--- The records ---
** start **
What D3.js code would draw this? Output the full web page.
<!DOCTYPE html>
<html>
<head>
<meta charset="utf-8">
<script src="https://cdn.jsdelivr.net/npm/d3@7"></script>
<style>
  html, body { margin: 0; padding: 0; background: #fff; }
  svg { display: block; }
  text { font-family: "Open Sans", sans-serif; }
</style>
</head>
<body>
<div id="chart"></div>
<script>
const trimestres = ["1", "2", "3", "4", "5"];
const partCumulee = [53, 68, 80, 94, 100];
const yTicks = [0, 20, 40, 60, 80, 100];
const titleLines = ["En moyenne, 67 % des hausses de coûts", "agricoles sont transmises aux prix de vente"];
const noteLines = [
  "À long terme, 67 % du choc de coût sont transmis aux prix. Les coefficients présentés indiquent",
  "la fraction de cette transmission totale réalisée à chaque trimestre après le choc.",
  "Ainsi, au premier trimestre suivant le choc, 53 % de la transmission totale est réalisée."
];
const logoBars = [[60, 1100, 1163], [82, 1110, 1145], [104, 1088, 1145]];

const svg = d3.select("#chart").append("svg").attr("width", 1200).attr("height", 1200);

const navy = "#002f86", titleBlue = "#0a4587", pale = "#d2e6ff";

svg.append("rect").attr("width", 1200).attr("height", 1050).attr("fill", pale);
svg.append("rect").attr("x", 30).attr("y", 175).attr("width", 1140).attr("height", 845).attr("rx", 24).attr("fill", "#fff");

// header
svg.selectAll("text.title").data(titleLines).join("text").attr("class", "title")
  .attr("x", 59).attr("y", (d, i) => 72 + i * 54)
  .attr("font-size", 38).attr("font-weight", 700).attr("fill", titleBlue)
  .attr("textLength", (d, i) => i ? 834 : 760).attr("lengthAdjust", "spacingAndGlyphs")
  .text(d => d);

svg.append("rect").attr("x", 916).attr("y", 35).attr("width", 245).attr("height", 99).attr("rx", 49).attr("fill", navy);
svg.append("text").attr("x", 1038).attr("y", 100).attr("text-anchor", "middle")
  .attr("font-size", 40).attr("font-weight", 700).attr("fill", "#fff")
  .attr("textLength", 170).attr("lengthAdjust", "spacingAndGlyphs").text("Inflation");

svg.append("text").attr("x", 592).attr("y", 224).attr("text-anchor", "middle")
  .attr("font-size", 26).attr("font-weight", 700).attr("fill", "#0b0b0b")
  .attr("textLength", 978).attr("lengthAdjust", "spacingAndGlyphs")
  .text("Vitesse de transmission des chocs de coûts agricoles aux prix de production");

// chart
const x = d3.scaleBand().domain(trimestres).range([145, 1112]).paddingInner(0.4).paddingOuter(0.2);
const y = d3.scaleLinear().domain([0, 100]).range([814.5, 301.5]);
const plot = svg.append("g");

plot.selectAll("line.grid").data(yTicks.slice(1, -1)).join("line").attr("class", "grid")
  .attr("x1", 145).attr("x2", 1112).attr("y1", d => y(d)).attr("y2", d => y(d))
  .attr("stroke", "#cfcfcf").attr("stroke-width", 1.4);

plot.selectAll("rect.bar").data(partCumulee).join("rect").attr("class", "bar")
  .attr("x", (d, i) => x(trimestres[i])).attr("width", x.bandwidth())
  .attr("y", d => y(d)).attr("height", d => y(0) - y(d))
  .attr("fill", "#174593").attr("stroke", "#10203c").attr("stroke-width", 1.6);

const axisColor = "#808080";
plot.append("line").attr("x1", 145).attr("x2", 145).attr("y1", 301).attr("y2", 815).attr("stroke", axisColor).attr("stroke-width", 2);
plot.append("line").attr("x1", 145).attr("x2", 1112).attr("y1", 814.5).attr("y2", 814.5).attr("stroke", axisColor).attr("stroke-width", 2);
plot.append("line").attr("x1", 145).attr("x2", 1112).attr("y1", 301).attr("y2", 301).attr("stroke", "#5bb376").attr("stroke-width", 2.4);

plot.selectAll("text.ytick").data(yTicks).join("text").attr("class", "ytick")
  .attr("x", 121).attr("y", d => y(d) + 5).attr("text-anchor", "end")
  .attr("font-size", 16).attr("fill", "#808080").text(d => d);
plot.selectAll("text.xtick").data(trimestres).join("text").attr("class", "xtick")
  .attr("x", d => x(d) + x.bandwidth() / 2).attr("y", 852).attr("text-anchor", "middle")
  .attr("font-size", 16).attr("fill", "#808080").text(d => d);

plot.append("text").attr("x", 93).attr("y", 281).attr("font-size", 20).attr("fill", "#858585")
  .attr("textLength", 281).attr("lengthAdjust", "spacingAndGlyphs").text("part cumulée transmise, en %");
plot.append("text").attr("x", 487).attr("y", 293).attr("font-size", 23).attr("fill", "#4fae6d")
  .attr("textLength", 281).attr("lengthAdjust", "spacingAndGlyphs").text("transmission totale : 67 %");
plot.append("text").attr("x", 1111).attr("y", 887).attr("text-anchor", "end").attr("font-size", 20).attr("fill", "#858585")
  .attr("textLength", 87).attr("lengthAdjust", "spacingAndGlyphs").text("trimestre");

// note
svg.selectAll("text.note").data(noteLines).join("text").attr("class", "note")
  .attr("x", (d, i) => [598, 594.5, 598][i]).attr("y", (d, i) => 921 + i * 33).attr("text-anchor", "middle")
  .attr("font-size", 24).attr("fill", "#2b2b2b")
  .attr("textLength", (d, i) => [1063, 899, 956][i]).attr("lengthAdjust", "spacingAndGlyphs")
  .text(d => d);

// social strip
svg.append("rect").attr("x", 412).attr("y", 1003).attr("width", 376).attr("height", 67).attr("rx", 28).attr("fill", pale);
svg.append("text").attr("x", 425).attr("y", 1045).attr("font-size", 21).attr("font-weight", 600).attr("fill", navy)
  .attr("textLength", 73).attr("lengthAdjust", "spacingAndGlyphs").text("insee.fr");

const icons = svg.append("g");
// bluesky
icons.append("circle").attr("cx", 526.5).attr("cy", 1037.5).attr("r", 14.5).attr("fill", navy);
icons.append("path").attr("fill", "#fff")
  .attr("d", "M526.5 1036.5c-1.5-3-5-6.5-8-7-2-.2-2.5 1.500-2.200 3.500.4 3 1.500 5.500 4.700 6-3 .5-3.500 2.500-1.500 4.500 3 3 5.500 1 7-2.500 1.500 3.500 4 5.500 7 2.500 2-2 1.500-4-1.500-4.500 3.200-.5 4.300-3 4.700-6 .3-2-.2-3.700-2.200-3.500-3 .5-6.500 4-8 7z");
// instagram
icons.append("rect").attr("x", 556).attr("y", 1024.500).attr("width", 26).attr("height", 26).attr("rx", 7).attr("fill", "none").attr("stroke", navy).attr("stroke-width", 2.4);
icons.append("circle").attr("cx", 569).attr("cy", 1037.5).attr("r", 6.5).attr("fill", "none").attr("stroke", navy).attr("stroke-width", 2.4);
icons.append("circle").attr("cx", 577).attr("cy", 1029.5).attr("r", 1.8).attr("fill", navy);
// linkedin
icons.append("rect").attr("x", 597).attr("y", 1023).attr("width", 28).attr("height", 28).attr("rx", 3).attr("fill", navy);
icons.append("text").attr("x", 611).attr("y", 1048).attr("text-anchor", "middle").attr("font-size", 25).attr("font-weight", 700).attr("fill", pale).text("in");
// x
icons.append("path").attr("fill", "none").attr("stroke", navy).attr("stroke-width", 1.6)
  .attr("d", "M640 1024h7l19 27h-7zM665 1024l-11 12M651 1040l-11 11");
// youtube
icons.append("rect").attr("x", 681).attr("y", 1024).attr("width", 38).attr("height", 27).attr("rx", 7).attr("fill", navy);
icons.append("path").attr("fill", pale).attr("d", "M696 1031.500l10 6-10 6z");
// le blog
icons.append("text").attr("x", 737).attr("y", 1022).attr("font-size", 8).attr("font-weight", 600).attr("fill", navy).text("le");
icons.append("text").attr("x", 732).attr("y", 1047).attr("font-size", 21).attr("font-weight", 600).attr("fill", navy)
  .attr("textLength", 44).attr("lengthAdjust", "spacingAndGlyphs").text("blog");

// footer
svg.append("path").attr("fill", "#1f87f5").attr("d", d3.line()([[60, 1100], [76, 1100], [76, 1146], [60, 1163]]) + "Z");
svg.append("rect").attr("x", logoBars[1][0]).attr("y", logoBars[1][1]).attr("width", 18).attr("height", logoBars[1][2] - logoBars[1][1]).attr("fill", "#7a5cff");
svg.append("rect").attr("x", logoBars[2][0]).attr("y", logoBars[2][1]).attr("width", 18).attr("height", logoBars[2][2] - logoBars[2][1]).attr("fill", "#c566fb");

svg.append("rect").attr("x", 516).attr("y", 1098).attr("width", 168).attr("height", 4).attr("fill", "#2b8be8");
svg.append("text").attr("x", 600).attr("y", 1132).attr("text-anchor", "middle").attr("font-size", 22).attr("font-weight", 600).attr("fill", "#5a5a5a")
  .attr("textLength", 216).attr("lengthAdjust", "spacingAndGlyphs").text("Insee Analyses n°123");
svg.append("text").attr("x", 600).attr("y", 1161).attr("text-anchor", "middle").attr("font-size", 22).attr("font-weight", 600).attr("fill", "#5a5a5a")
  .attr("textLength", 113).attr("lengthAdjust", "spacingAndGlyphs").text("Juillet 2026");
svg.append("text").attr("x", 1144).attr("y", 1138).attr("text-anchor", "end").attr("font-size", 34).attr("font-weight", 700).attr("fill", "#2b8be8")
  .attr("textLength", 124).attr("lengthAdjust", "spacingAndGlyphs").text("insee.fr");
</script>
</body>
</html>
** end **
** start **
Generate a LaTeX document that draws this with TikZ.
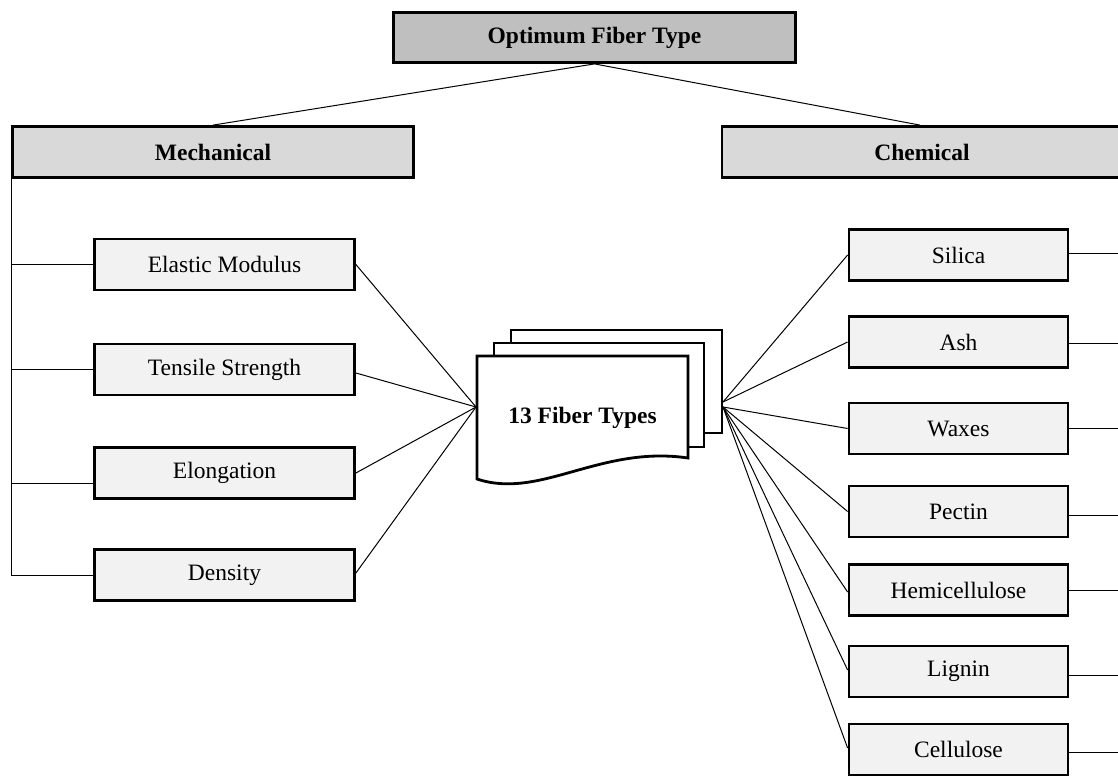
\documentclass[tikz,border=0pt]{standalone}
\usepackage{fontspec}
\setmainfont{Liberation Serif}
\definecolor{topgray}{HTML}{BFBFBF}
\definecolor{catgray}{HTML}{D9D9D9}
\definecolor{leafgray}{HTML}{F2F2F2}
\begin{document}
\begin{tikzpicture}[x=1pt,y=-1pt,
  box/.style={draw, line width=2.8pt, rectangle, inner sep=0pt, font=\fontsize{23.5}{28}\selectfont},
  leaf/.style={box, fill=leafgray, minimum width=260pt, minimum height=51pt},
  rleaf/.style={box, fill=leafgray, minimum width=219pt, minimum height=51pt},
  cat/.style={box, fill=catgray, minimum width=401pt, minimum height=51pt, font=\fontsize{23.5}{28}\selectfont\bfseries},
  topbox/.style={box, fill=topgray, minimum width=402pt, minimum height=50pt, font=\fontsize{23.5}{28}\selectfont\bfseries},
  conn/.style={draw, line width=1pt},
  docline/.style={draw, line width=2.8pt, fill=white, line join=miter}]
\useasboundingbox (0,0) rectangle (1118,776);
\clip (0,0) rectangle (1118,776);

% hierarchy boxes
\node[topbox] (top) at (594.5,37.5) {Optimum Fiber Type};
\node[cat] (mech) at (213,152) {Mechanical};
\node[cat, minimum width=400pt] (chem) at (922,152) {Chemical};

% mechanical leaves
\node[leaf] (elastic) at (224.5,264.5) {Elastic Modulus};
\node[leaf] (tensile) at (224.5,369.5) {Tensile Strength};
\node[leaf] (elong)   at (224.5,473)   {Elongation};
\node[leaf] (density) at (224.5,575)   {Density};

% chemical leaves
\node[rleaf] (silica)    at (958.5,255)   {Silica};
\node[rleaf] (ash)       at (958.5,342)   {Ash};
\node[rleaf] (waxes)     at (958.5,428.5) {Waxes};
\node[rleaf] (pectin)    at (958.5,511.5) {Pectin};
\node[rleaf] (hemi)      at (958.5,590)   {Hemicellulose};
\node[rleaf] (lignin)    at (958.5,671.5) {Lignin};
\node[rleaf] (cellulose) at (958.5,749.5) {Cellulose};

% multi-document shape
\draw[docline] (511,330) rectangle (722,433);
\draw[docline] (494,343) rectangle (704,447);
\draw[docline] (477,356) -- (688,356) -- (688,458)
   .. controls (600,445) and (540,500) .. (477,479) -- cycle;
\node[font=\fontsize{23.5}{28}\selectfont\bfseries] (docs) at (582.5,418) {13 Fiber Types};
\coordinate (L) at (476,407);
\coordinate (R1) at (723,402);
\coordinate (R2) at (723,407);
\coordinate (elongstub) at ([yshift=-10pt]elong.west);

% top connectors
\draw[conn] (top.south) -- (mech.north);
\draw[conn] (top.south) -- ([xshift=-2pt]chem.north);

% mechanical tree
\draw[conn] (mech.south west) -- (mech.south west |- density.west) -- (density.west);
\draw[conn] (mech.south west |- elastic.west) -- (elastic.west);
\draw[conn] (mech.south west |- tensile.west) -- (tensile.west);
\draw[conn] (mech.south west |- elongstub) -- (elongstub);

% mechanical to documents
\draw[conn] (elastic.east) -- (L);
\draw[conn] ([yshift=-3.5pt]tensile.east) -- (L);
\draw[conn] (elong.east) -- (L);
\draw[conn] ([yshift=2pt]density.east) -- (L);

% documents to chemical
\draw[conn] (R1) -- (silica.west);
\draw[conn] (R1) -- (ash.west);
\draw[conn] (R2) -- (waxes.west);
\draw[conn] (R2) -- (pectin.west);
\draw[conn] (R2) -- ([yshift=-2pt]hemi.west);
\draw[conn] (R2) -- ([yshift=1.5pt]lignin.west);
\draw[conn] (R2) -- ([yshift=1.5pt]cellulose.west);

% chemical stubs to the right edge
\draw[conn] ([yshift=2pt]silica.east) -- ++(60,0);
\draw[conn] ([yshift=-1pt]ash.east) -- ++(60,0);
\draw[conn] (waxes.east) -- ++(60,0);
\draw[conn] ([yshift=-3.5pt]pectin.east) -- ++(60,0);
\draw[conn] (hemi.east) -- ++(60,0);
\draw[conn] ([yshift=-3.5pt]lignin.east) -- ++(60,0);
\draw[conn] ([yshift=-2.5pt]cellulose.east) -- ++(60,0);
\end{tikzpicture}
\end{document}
** end **
** start **
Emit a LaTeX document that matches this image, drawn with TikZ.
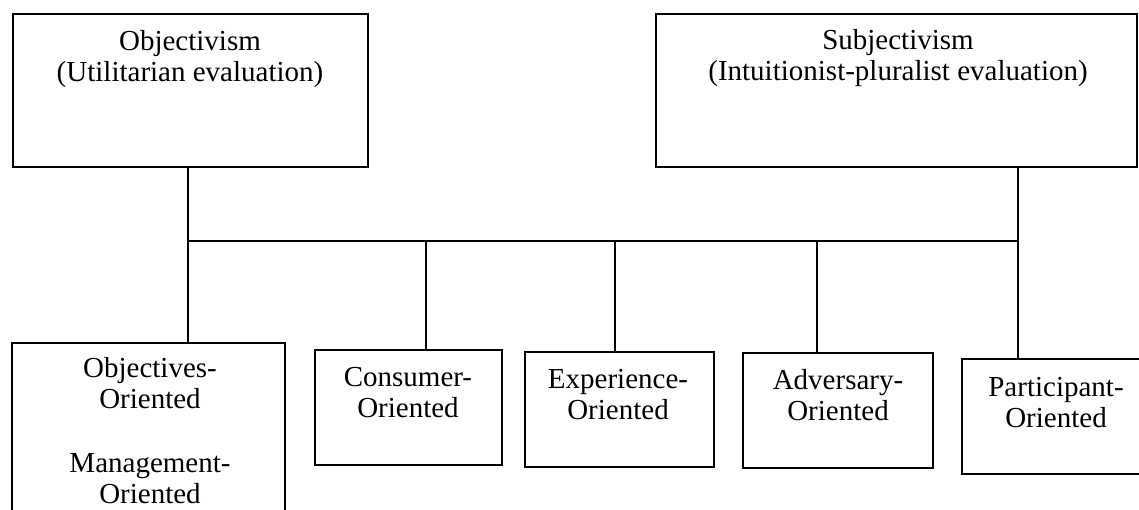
** end **
--- Stated goal ---
Gather from the entries above all lines that include the string "LaTeX".

--- Completed task ---
Generate a LaTeX document that draws this with TikZ.
Emit a LaTeX document that matches this image, drawn with TikZ.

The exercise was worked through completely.